Retype only the lines running from the beginning of the entries below to the line with "plt.rcParams['mathtext.it'] = 'Lato'", both included. Do not include pictures.

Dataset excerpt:
<<<<
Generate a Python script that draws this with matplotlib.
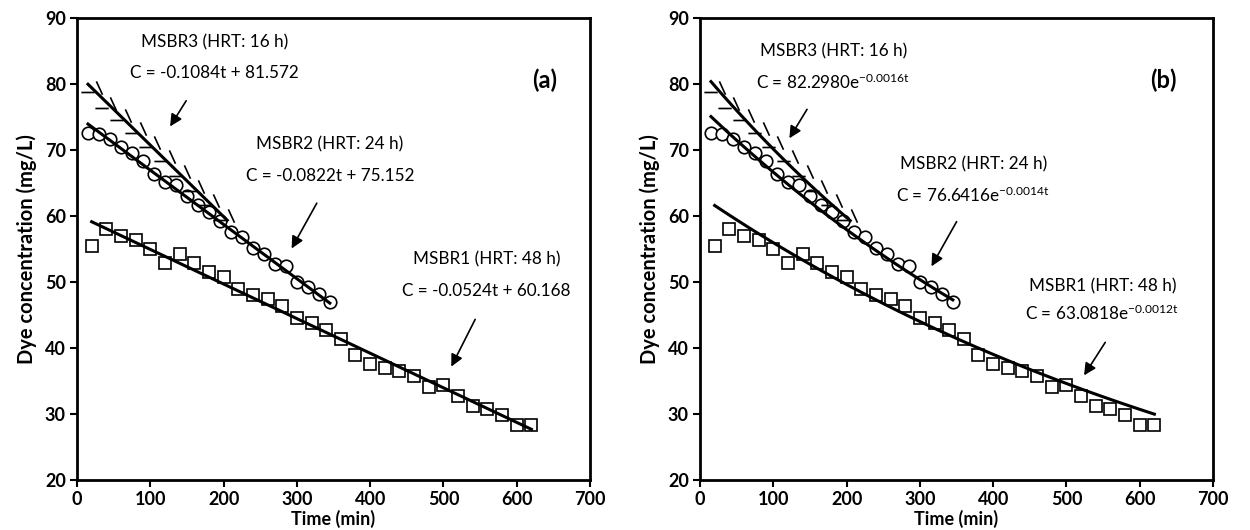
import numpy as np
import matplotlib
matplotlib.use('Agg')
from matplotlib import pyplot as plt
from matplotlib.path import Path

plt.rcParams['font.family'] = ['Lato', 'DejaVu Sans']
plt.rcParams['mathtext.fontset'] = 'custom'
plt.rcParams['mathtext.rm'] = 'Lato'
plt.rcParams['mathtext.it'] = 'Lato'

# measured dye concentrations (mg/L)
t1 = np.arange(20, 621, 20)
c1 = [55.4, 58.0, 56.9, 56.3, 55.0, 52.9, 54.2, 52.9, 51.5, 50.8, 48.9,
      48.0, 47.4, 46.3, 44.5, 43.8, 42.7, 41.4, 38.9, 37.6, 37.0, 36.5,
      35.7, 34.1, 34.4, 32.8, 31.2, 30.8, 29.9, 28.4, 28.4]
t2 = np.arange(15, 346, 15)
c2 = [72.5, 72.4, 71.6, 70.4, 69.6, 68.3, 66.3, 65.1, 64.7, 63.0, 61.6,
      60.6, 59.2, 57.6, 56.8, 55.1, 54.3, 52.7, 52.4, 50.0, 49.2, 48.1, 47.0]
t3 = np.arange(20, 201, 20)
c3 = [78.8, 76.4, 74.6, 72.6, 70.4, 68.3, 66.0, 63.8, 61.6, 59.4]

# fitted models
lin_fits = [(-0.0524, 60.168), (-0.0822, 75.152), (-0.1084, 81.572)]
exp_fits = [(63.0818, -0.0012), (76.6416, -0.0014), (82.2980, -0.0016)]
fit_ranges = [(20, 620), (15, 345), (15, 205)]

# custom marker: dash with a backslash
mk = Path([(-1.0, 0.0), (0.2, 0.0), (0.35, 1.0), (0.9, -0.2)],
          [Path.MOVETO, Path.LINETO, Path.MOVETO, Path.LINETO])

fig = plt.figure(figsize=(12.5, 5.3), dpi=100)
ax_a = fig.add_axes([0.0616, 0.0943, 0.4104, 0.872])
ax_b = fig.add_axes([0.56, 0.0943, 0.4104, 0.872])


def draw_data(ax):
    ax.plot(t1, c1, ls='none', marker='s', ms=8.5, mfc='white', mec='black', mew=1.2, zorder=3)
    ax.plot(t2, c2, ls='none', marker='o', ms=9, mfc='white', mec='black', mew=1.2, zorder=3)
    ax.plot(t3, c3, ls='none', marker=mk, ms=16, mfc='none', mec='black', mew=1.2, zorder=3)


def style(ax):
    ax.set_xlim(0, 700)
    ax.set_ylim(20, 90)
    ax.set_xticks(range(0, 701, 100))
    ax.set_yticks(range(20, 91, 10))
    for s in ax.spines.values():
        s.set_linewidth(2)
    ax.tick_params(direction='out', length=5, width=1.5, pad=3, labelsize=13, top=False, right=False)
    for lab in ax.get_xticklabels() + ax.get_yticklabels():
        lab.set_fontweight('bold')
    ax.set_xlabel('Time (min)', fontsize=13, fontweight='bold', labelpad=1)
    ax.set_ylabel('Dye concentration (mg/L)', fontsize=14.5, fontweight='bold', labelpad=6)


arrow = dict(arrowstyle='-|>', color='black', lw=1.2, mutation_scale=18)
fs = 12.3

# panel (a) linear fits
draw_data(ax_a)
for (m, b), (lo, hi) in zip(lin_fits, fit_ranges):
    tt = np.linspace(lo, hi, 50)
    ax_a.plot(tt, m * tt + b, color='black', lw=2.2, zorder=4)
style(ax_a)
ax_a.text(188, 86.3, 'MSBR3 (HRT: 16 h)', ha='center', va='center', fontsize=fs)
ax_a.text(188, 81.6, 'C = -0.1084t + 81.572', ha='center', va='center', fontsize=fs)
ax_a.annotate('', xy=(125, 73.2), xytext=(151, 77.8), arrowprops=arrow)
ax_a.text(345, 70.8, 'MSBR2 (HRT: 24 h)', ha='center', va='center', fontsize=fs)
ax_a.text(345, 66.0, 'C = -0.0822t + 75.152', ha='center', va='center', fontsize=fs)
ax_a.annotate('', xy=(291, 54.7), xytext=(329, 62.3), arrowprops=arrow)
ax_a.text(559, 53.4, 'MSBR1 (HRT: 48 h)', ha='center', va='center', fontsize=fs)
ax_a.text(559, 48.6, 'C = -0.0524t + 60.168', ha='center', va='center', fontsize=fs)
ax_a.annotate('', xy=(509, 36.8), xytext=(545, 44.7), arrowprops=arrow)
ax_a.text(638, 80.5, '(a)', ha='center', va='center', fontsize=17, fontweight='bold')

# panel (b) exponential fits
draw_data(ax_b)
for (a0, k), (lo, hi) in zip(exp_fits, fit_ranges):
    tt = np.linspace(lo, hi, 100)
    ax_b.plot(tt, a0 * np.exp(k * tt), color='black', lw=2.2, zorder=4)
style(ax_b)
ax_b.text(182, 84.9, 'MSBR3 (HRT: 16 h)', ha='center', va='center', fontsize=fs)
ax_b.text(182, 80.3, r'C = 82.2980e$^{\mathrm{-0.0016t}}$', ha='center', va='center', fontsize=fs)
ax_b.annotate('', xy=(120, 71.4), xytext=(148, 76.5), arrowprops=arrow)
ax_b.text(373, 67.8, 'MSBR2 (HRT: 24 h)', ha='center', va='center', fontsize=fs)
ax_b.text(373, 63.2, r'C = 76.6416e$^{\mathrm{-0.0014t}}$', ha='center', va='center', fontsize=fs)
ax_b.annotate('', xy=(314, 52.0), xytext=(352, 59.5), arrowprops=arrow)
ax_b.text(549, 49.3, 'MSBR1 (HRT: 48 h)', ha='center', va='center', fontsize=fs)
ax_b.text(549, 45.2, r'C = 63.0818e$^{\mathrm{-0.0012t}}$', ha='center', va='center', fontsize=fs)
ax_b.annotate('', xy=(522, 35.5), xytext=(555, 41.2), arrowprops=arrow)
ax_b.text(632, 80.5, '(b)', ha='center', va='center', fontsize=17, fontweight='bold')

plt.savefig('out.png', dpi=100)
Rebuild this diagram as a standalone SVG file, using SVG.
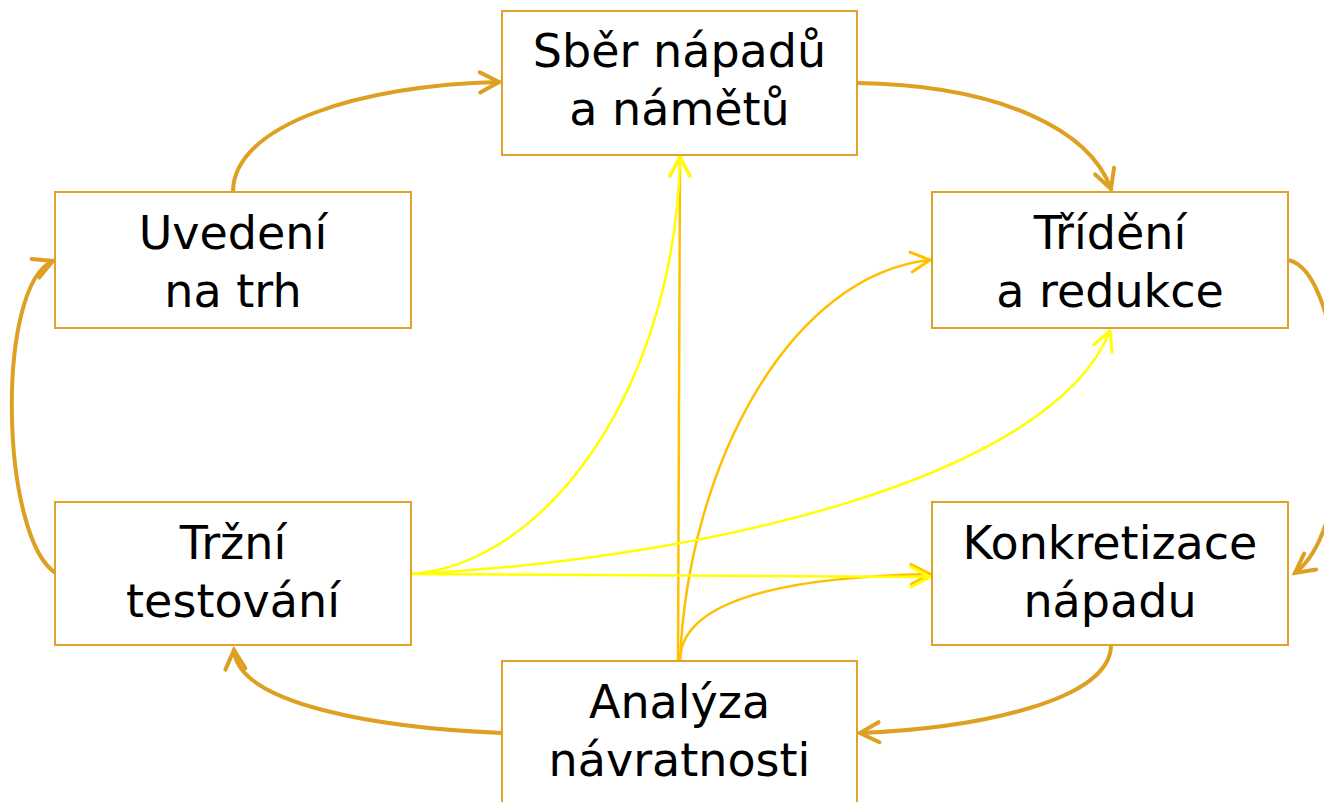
>>>>
◆ Solution to the exercise:
Generate a Python script that draws this with matplotlib.
import numpy as np
import matplotlib
matplotlib.use('Agg')
from matplotlib import pyplot as plt
from matplotlib.path import Path

plt.rcParams['font.family'] = ['Lato', 'DejaVu Sans']
plt.rcParams['mathtext.fontset'] = 'custom'
plt.rcParams['mathtext.rm'] = 'Lato'
plt.rcParams['mathtext.it'] = 'Lato'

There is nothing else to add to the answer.